Walker

In the past two weeks, my son has developed quite a bit – the main three points being his sitting (which I wrote about last week, so I won’t write again) his Rolling, and more impressively, his dangerously increasing mobility in his walker/mobile command center.

His ability to roll over I think stemmed from him performing this athletic marvel by accident – he discovered that he had feet, and that, with effort, he could put them in his mouth. Once foot was in said mouth, Ned had obtained the shape of a bowl, which created rocking. The rocking in turn created rolling – lo and behold, my son could roll over. Unfortunately, he hates being on his stomach – I am of the firm belief that he will develop walking as an ability on his baby CV, and will skip the more robust art of crawling because of this. Also, when Ned is on his stomach, he will struggle for a few seconds, then give up – he signifies his giving up by spreading his arms and legs out and planting his face down on the floor, like a big, whinging starfish.

The more impressive development in my opinion, is his movement in his walker. I posted a while ago about his walker, and that he couldn’t really move in it, requiring me to drag him about until he fell asleep.

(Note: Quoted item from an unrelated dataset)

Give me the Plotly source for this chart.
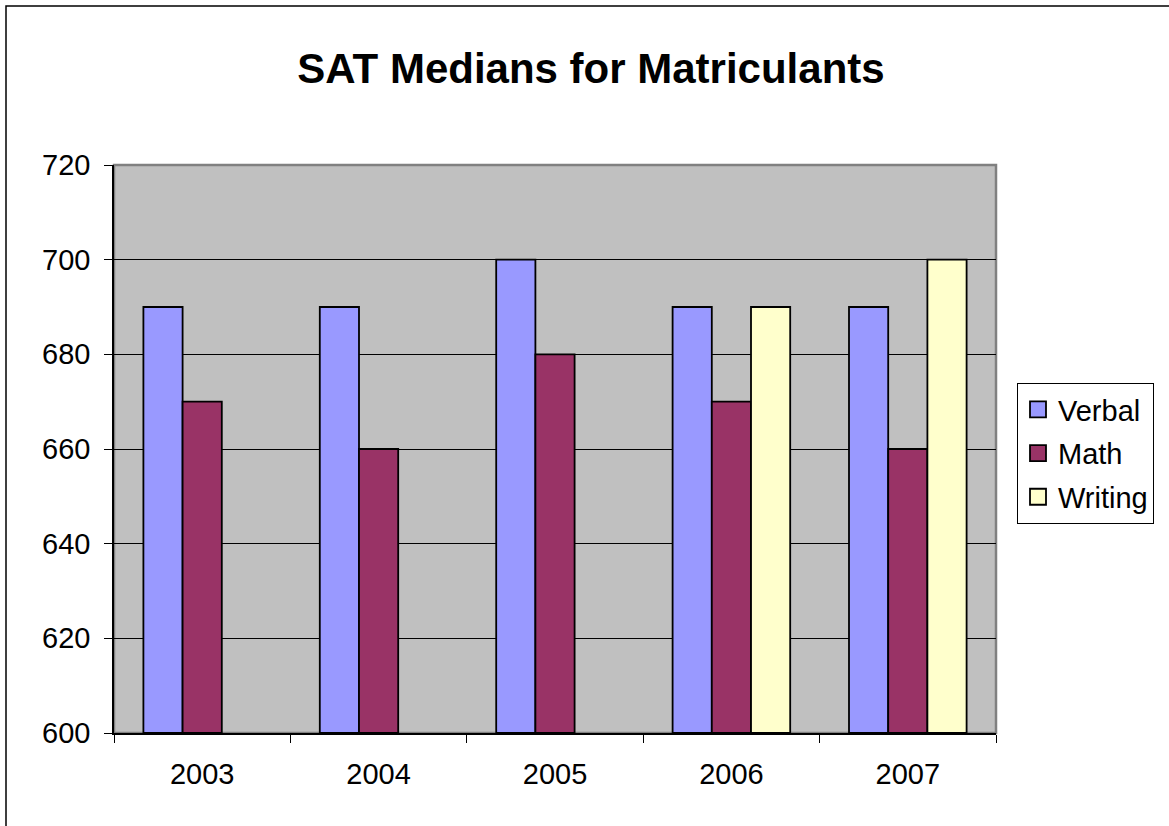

In recent weeks, he has progressed into full blown movement in it. If of course, by ‘full blown’ you mean ‘curiously odd yet fascinating’ and by ‘movement’ you mean ‘high speed shuffling’

Now – sit on a dining room chair, a good four or five feet from the table. Done? now without standing, get yourself, with bum on seat, to the dining room table? good. Well done. This is basically how my son gets around. Also, congratulations for acting like a prat in an attempt to pretend to be a 5 month old baby.

He now spends the majority of his time in the walker with his arms outstretched, propelling himself through the art of shuffling his bulk in a way that moves the walker along at an incredibly decieving speed – he can cross the living room in 6 seconds, which was yesterdays record.

Turning is something of an enigma to him, however. While I believe he understands the concept of it, I think he’d much rather be turned in a different direction by a responsible adult for now. Not turning him results in Ned stubbornly propelling himself constantly into the wall until moved.